[Figure scripts]

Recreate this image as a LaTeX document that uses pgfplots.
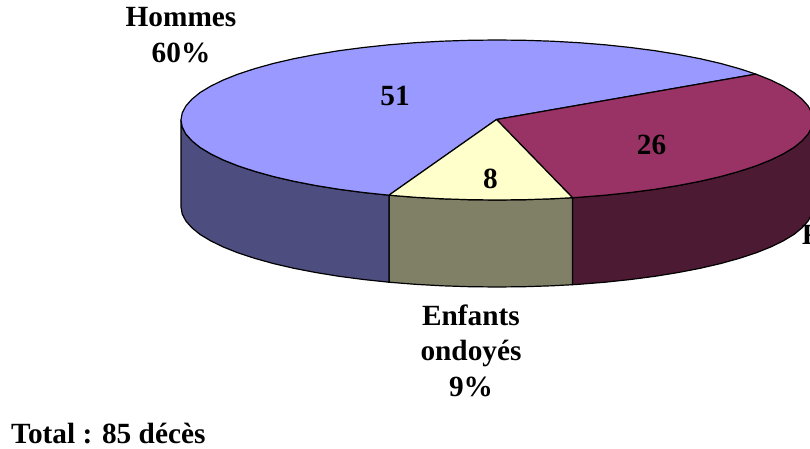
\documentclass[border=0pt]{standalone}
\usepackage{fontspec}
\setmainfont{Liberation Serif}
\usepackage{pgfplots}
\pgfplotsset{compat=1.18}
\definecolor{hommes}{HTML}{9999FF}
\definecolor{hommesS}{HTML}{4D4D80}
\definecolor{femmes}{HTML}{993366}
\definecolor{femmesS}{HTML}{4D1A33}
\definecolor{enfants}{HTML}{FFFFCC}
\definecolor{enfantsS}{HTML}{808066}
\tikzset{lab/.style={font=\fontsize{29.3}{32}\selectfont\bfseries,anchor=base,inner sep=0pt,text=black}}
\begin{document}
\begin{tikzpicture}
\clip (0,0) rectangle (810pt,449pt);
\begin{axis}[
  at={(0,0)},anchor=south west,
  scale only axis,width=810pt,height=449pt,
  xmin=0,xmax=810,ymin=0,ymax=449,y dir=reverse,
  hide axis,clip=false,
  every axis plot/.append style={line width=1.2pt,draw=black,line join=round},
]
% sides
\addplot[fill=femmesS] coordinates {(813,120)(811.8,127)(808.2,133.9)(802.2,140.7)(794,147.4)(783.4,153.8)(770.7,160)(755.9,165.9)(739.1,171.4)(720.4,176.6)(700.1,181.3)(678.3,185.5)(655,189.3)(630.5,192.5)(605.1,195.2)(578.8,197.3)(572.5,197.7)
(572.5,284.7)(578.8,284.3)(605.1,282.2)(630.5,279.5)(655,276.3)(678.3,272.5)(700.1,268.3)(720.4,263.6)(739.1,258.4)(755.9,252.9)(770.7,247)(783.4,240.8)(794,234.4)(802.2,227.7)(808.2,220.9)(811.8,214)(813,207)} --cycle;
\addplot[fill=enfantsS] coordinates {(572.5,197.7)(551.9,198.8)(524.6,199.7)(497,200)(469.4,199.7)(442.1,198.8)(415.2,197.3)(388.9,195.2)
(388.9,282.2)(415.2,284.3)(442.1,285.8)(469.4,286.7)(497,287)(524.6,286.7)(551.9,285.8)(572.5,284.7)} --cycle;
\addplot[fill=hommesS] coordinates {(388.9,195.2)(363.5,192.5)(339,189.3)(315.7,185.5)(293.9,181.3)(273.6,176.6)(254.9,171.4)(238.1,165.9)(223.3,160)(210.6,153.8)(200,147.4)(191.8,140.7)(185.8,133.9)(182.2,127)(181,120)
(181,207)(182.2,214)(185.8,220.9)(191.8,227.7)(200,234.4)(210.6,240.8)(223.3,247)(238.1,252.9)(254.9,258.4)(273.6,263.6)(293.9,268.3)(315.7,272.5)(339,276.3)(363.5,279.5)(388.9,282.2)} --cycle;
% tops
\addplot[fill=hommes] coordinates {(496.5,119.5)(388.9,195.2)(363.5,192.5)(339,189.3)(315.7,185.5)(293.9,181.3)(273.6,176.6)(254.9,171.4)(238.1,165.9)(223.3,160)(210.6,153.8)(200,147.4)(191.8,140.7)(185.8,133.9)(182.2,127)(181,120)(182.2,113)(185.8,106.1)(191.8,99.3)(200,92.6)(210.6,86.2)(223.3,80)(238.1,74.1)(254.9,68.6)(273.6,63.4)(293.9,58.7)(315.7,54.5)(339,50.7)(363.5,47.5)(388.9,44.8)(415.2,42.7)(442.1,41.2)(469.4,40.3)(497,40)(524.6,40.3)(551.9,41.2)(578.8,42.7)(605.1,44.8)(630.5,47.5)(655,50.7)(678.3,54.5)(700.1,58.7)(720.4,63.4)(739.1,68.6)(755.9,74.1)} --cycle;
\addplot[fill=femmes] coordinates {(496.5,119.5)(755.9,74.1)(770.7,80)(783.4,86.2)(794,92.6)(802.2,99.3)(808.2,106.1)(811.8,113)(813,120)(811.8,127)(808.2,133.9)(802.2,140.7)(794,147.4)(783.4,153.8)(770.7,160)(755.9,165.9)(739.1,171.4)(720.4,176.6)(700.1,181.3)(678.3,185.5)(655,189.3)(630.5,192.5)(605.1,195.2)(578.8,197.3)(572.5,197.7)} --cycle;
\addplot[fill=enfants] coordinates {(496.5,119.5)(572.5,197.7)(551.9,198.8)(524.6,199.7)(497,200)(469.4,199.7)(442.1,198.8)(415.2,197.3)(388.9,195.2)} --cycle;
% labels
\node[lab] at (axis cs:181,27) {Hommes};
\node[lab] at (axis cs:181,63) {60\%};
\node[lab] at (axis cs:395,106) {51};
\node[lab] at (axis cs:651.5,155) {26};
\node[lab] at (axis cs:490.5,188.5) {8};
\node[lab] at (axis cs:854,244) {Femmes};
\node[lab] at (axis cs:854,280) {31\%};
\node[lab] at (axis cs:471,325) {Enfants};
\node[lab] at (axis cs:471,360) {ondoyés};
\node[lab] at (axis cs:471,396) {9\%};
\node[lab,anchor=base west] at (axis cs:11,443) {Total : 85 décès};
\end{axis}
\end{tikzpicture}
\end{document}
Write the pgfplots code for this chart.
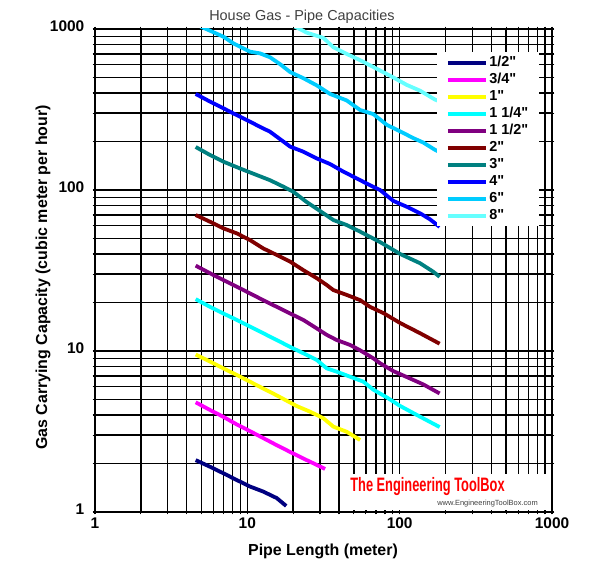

■ REQUIRED TASK
Repeat all of the records verbatim, leaving out the pictures.

■ WORKED ANSWER
Recreate this image as a LaTeX document that uses pgfplots.
\documentclass[border=0pt]{standalone}
\usepackage{fontspec}
\setmainfont{Liberation Serif}
\usepackage{pgfplots}
\pgfplotsset{compat=1.18}
\definecolor{hommes}{HTML}{9999FF}
\definecolor{hommesS}{HTML}{4D4D80}
\definecolor{femmes}{HTML}{993366}
\definecolor{femmesS}{HTML}{4D1A33}
\definecolor{enfants}{HTML}{FFFFCC}
\definecolor{enfantsS}{HTML}{808066}
\tikzset{lab/.style={font=\fontsize{29.3}{32}\selectfont\bfseries,anchor=base,inner sep=0pt,text=black}}
\begin{document}
\begin{tikzpicture}
\clip (0,0) rectangle (810pt,449pt);
\begin{axis}[
  at={(0,0)},anchor=south west,
  scale only axis,width=810pt,height=449pt,
  xmin=0,xmax=810,ymin=0,ymax=449,y dir=reverse,
  hide axis,clip=false,
  every axis plot/.append style={line width=1.2pt,draw=black,line join=round},
]
% sides
\addplot[fill=femmesS] coordinates {(813,120)(811.8,127)(808.2,133.9)(802.2,140.7)(794,147.4)(783.4,153.8)(770.7,160)(755.9,165.9)(739.1,171.4)(720.4,176.6)(700.1,181.3)(678.3,185.5)(655,189.3)(630.5,192.5)(605.1,195.2)(578.8,197.3)(572.5,197.7)
(572.5,284.7)(578.8,284.3)(605.1,282.2)(630.5,279.5)(655,276.3)(678.3,272.5)(700.1,268.3)(720.4,263.6)(739.1,258.4)(755.9,252.9)(770.7,247)(783.4,240.8)(794,234.4)(802.2,227.7)(808.2,220.9)(811.8,214)(813,207)} --cycle;
\addplot[fill=enfantsS] coordinates {(572.5,197.7)(551.9,198.8)(524.6,199.7)(497,200)(469.4,199.7)(442.1,198.8)(415.2,197.3)(388.9,195.2)
(388.9,282.2)(415.2,284.3)(442.1,285.8)(469.4,286.7)(497,287)(524.6,286.7)(551.9,285.8)(572.5,284.7)} --cycle;
\addplot[fill=hommesS] coordinates {(388.9,195.2)(363.5,192.5)(339,189.3)(315.7,185.5)(293.9,181.3)(273.6,176.6)(254.9,171.4)(238.1,165.9)(223.3,160)(210.6,153.8)(200,147.4)(191.8,140.7)(185.8,133.9)(182.2,127)(181,120)
(181,207)(182.2,214)(185.8,220.9)(191.8,227.7)(200,234.4)(210.6,240.8)(223.3,247)(238.1,252.9)(254.9,258.4)(273.6,263.6)(293.9,268.3)(315.7,272.5)(339,276.3)(363.5,279.5)(388.9,282.2)} --cycle;
% tops
\addplot[fill=hommes] coordinates {(496.5,119.5)(388.9,195.2)(363.5,192.5)(339,189.3)(315.7,185.5)(293.9,181.3)(273.6,176.6)(254.9,171.4)(238.1,165.9)(223.3,160)(210.6,153.8)(200,147.4)(191.8,140.7)(185.8,133.9)(182.2,127)(181,120)(182.2,113)(185.8,106.1)(191.8,99.3)(200,92.6)(210.6,86.2)(223.3,80)(238.1,74.1)(254.9,68.6)(273.6,63.4)(293.9,58.7)(315.7,54.5)(339,50.7)(363.5,47.5)(388.9,44.8)(415.2,42.7)(442.1,41.2)(469.4,40.3)(497,40)(524.6,40.3)(551.9,41.2)(578.8,42.7)(605.1,44.8)(630.5,47.5)(655,50.7)(678.3,54.5)(700.1,58.7)(720.4,63.4)(739.1,68.6)(755.9,74.1)} --cycle;
\addplot[fill=femmes] coordinates {(496.5,119.5)(755.9,74.1)(770.7,80)(783.4,86.2)(794,92.6)(802.2,99.3)(808.2,106.1)(811.8,113)(813,120)(811.8,127)(808.2,133.9)(802.2,140.7)(794,147.4)(783.4,153.8)(770.7,160)(755.9,165.9)(739.1,171.4)(720.4,176.6)(700.1,181.3)(678.3,185.5)(655,189.3)(630.5,192.5)(605.1,195.2)(578.8,197.3)(572.5,197.7)} --cycle;
\addplot[fill=enfants] coordinates {(496.5,119.5)(572.5,197.7)(551.9,198.8)(524.6,199.7)(497,200)(469.4,199.7)(442.1,198.8)(415.2,197.3)(388.9,195.2)} --cycle;
% labels
\node[lab] at (axis cs:181,27) {Hommes};
\node[lab] at (axis cs:181,63) {60\%};
\node[lab] at (axis cs:395,106) {51};
\node[lab] at (axis cs:651.5,155) {26};
\node[lab] at (axis cs:490.5,188.5) {8};
\node[lab] at (axis cs:854,244) {Femmes};
\node[lab] at (axis cs:854,280) {31\%};
\node[lab] at (axis cs:471,325) {Enfants};
\node[lab] at (axis cs:471,360) {ondoyés};
\node[lab] at (axis cs:471,396) {9\%};
\node[lab,anchor=base west] at (axis cs:11,443) {Total : 85 décès};
\end{axis}
\end{tikzpicture}
\end{document}
Write the pgfplots code for this chart.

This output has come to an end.